§ What the task requires: From the line with "Generate a component" to the line with "FONT, letterSpacing: 0.7", both included, repeat each line exactly and leave out the pictures.

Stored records
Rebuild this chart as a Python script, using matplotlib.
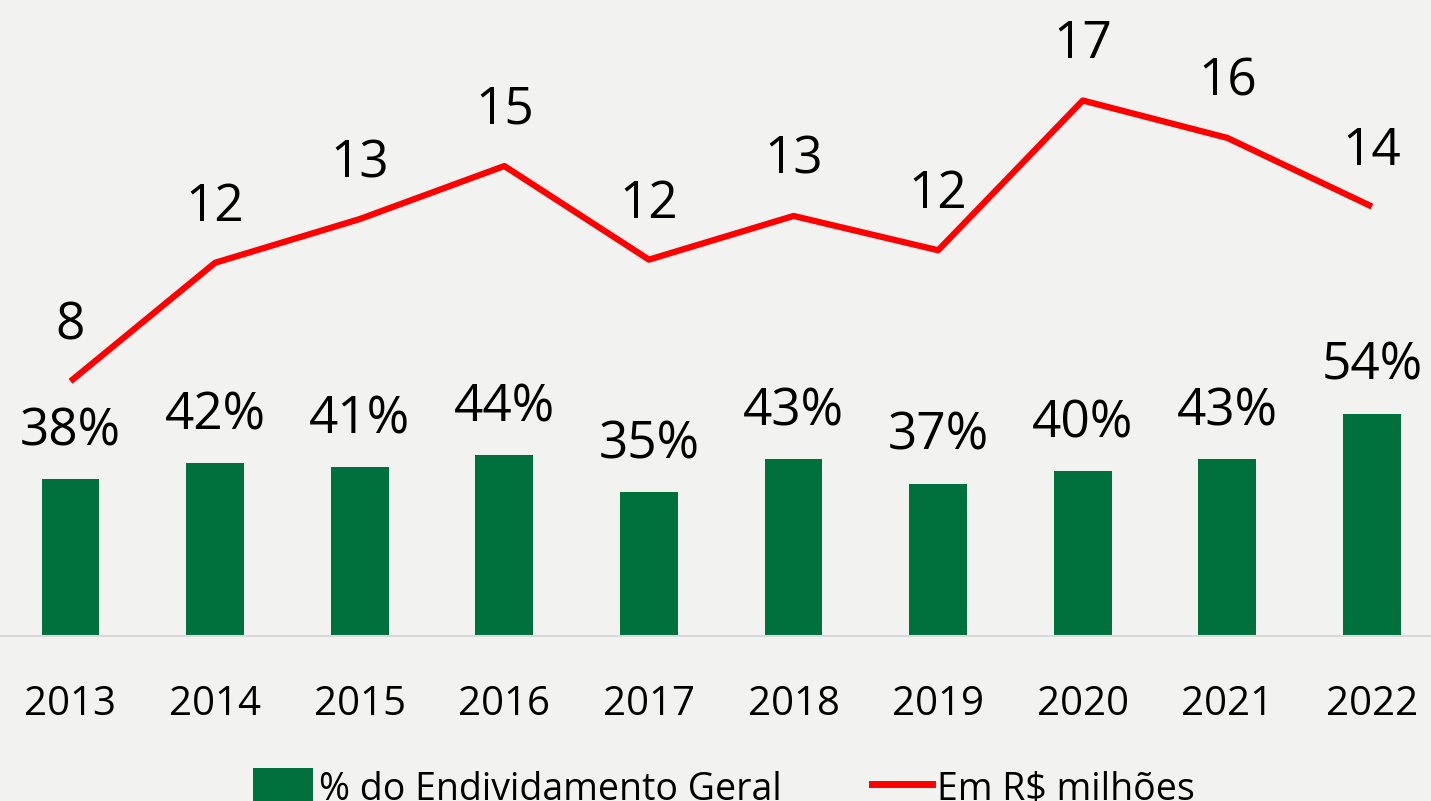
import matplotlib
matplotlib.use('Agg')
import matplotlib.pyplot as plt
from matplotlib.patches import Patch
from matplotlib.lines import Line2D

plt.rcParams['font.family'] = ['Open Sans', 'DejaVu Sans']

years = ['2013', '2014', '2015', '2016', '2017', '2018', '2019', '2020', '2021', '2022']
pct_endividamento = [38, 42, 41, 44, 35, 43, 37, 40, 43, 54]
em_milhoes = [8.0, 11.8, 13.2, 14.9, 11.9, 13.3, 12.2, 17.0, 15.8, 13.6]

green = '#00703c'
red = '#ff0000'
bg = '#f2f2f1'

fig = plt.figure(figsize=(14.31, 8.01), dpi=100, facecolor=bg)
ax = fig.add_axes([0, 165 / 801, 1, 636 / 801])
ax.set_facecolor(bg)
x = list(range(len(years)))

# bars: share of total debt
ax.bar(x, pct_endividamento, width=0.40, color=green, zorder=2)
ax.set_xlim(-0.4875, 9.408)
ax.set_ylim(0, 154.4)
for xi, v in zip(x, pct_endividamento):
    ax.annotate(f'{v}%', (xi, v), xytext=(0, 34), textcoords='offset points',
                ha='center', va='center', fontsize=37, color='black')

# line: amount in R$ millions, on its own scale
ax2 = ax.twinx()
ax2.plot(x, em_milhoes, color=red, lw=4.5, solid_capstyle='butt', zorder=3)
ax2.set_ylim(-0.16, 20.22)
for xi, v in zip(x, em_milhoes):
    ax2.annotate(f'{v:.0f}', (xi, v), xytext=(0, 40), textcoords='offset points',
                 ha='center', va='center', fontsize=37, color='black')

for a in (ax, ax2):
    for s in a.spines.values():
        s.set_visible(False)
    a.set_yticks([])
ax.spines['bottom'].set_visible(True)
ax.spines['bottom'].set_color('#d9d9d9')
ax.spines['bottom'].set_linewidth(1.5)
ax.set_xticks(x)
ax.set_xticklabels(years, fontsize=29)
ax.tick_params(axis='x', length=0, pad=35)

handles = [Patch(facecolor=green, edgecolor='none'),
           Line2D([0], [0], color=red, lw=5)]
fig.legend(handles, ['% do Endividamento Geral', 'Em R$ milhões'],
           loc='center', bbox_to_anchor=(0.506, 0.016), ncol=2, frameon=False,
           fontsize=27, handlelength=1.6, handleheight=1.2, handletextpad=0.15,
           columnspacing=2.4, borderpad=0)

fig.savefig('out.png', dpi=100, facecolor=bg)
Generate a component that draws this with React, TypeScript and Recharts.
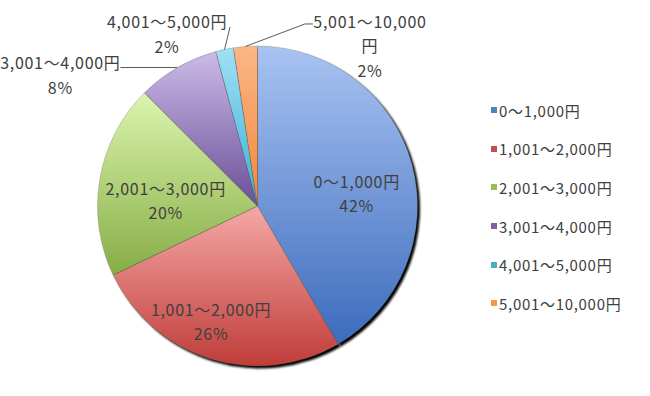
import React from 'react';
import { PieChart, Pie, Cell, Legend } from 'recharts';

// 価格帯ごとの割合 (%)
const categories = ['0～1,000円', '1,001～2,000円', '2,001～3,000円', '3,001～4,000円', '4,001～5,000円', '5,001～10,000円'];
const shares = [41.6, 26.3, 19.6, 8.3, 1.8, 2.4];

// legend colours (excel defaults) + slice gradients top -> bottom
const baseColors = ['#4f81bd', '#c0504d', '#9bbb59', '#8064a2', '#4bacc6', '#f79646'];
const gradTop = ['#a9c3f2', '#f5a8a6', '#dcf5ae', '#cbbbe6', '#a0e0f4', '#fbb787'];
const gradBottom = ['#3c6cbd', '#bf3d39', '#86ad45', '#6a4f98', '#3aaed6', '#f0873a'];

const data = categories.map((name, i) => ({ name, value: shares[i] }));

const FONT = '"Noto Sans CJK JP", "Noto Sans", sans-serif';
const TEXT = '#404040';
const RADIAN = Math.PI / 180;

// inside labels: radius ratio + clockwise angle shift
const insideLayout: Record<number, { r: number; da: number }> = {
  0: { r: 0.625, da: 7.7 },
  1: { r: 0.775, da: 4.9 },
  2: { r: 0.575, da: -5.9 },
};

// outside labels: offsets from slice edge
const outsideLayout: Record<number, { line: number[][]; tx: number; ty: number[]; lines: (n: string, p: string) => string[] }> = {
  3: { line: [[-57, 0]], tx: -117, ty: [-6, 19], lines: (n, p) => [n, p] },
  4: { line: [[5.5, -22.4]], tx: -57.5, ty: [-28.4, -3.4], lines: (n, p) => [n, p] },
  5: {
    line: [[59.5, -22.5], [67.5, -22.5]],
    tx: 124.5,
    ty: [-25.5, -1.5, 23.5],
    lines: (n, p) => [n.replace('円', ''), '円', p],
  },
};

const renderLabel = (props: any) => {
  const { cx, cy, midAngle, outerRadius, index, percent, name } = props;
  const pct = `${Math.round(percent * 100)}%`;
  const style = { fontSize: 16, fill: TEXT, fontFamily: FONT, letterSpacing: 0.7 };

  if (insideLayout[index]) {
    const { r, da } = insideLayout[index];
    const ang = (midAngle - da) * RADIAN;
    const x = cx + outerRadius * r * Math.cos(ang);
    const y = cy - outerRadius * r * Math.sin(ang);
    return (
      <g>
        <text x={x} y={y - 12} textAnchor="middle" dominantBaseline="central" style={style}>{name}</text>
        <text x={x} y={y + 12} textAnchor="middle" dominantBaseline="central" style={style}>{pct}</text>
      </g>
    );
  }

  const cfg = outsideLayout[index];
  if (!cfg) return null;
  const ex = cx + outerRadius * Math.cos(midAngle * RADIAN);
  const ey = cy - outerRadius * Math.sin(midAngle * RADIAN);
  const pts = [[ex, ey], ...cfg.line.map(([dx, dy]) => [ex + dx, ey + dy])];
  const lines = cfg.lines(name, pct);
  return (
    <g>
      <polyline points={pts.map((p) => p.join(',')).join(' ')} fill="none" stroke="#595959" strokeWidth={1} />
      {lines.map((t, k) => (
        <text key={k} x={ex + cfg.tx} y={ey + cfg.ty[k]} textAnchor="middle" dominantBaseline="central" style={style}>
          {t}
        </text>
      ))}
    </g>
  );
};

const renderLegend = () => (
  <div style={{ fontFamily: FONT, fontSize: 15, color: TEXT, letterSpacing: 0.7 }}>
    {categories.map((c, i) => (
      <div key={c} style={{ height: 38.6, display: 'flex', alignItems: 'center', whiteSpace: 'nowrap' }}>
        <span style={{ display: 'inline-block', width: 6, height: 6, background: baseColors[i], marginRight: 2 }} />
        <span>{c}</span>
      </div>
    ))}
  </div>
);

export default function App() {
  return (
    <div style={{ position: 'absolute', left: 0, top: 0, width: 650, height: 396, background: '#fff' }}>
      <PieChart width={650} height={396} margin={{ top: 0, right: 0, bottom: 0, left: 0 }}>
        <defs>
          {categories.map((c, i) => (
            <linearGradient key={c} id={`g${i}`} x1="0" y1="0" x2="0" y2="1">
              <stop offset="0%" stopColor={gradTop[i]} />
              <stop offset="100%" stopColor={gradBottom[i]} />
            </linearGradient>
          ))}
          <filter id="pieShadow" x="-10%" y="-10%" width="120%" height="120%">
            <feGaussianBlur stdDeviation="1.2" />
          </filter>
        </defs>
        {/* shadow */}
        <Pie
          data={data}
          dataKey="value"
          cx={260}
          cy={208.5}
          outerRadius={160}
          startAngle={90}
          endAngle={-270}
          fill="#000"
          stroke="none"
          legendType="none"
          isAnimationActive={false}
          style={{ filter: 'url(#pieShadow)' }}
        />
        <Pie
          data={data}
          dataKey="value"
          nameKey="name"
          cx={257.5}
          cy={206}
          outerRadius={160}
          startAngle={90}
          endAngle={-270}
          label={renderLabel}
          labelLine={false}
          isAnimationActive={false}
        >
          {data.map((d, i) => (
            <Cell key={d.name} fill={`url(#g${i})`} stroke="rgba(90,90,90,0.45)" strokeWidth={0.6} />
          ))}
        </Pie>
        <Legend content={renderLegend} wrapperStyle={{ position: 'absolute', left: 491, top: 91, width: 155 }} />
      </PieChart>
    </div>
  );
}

--

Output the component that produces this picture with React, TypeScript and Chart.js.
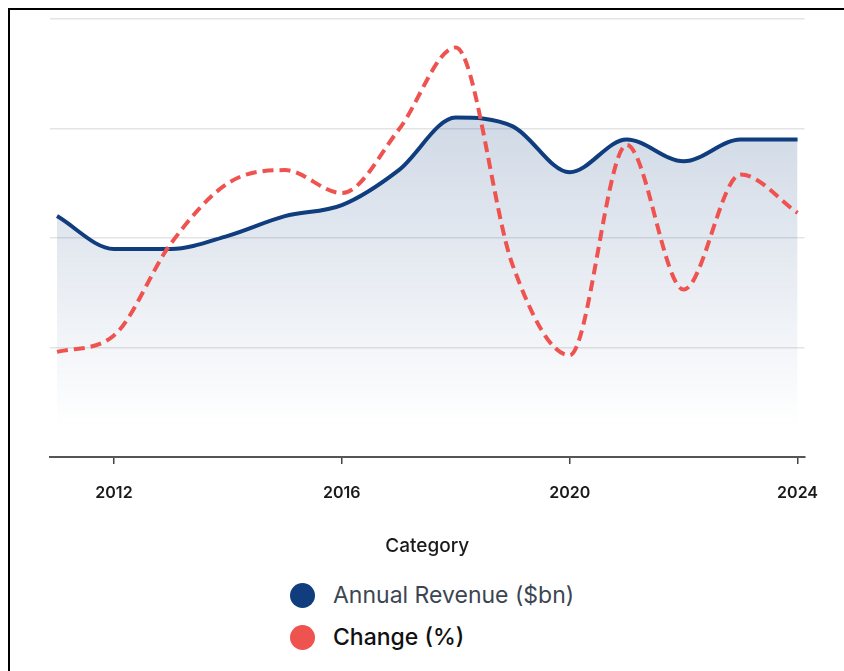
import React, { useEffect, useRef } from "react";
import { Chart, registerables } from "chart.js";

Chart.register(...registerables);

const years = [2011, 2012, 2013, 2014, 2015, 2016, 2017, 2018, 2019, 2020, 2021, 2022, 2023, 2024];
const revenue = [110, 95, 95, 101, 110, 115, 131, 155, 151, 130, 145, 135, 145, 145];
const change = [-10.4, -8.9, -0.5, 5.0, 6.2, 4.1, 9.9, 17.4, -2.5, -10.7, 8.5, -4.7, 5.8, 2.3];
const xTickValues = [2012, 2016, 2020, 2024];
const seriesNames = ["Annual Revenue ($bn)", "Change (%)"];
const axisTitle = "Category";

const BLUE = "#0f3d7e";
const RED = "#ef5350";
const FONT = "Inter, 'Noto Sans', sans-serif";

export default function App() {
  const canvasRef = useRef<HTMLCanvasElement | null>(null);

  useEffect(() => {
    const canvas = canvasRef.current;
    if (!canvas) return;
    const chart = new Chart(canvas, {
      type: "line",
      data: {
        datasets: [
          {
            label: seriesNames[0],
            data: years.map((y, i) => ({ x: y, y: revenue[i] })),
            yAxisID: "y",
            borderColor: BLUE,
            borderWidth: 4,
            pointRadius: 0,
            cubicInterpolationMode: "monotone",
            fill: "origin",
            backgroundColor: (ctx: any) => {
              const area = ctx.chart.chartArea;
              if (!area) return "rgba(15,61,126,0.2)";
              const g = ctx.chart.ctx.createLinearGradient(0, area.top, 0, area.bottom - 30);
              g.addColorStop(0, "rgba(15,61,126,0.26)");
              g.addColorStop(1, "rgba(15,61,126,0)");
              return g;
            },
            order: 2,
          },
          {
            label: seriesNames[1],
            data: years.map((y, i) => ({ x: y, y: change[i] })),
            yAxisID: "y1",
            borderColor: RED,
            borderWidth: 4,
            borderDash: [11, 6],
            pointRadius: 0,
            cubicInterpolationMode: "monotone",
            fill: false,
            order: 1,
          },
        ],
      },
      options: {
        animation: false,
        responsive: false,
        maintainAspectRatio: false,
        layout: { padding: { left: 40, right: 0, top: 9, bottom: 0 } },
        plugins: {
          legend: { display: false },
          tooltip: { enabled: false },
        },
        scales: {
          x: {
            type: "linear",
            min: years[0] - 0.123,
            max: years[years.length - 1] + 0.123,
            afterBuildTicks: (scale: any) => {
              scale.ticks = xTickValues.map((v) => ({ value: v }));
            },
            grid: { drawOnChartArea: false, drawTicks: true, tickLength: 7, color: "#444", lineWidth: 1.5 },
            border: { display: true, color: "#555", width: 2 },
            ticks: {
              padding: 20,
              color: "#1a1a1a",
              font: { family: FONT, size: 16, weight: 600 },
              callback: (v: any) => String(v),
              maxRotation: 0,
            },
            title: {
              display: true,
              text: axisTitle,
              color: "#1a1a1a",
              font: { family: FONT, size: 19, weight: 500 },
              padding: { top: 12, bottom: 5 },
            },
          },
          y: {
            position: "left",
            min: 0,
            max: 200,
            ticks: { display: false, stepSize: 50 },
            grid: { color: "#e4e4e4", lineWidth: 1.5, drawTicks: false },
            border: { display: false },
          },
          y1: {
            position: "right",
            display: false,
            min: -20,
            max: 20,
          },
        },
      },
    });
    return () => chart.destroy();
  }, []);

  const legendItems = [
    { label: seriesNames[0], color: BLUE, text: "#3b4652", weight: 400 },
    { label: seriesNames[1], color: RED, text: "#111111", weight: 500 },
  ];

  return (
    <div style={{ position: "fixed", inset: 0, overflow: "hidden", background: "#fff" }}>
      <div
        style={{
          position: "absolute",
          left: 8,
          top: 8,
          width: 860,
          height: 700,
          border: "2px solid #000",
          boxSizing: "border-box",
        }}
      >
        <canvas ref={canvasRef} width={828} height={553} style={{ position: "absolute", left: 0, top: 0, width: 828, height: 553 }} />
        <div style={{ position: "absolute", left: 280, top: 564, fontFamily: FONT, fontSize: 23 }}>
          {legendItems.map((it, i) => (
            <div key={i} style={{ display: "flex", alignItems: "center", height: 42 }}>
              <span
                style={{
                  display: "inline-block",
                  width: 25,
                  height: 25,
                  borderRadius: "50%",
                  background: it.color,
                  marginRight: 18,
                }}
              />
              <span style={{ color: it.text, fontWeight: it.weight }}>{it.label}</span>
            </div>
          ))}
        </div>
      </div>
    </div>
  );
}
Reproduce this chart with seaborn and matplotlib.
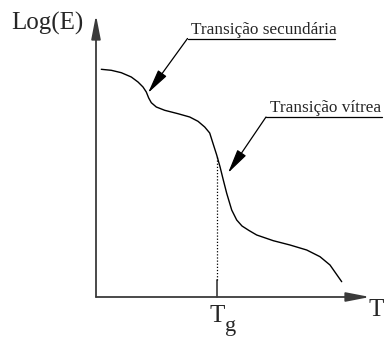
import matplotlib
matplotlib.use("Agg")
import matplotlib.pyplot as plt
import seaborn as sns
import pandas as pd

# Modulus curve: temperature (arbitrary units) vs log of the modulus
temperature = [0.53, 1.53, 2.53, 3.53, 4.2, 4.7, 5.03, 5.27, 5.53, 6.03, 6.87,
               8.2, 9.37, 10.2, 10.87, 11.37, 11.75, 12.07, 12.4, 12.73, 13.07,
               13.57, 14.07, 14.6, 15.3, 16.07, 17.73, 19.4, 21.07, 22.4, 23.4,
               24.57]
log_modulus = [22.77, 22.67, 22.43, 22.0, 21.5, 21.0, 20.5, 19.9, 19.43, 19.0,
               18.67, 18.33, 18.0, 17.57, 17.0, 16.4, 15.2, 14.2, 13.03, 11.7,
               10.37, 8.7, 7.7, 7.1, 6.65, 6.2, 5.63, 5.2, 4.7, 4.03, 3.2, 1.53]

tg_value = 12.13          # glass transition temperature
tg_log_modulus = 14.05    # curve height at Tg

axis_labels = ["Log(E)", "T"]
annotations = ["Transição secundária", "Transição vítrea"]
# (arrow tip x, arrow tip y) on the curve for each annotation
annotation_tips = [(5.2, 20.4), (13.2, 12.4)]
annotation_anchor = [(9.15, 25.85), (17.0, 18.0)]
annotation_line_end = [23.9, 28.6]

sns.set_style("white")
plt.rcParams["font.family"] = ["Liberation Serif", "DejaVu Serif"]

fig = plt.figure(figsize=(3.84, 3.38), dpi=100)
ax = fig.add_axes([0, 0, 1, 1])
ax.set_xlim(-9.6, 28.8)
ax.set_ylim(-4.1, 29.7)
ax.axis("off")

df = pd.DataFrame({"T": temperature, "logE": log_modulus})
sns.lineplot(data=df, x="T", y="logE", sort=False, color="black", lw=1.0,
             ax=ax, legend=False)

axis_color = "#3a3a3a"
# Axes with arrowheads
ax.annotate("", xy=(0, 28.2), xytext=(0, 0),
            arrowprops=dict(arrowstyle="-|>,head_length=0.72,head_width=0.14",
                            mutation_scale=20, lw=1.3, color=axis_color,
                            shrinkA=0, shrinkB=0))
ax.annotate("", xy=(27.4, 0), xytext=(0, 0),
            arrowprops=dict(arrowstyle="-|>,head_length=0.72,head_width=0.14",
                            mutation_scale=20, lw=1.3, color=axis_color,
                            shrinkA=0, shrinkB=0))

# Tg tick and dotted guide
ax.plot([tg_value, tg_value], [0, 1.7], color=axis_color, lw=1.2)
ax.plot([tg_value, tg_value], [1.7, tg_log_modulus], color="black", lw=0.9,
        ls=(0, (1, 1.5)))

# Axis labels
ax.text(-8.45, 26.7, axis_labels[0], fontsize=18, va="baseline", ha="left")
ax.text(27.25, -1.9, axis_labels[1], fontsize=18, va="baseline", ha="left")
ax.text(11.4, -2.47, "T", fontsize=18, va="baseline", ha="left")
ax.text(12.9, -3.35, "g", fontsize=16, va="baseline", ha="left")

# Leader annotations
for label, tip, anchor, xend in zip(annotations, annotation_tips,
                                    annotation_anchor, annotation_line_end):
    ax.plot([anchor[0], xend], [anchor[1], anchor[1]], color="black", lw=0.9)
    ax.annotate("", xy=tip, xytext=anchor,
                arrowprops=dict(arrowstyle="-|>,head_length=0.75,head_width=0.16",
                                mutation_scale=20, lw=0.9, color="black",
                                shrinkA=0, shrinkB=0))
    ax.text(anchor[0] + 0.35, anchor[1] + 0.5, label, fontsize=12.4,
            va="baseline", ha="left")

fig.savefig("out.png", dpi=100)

§ Expected answer:
Generate a component that draws this with React, TypeScript and Recharts.
import React from 'react';
import { PieChart, Pie, Cell, Legend } from 'recharts';

// 価格帯ごとの割合 (%)
const categories = ['0～1,000円', '1,001～2,000円', '2,001～3,000円', '3,001～4,000円', '4,001～5,000円', '5,001～10,000円'];
const shares = [41.6, 26.3, 19.6, 8.3, 1.8, 2.4];

// legend colours (excel defaults) + slice gradients top -> bottom
const baseColors = ['#4f81bd', '#c0504d', '#9bbb59', '#8064a2', '#4bacc6', '#f79646'];
const gradTop = ['#a9c3f2', '#f5a8a6', '#dcf5ae', '#cbbbe6', '#a0e0f4', '#fbb787'];
const gradBottom = ['#3c6cbd', '#bf3d39', '#86ad45', '#6a4f98', '#3aaed6', '#f0873a'];

const data = categories.map((name, i) => ({ name, value: shares[i] }));

const FONT = '"Noto Sans CJK JP", "Noto Sans", sans-serif';
const TEXT = '#404040';
const RADIAN = Math.PI / 180;

// inside labels: radius ratio + clockwise angle shift
const insideLayout: Record<number, { r: number; da: number }> = {
  0: { r: 0.625, da: 7.7 },
  1: { r: 0.775, da: 4.9 },
  2: { r: 0.575, da: -5.9 },
};

// outside labels: offsets from slice edge
const outsideLayout: Record<number, { line: number[][]; tx: number; ty: number[]; lines: (n: string, p: string) => string[] }> = {
  3: { line: [[-57, 0]], tx: -117, ty: [-6, 19], lines: (n, p) => [n, p] },
  4: { line: [[5.5, -22.4]], tx: -57.5, ty: [-28.4, -3.4], lines: (n, p) => [n, p] },
  5: {
    line: [[59.5, -22.5], [67.5, -22.5]],
    tx: 124.5,
    ty: [-25.5, -1.5, 23.5],
    lines: (n, p) => [n.replace('円', ''), '円', p],
  },
};

const renderLabel = (props: any) => {
  const { cx, cy, midAngle, outerRadius, index, percent, name } = props;
  const pct = `${Math.round(percent * 100)}%`;
  const style = { fontSize: 16, fill: TEXT, fontFamily: FONT, letterSpacing: 0.7 };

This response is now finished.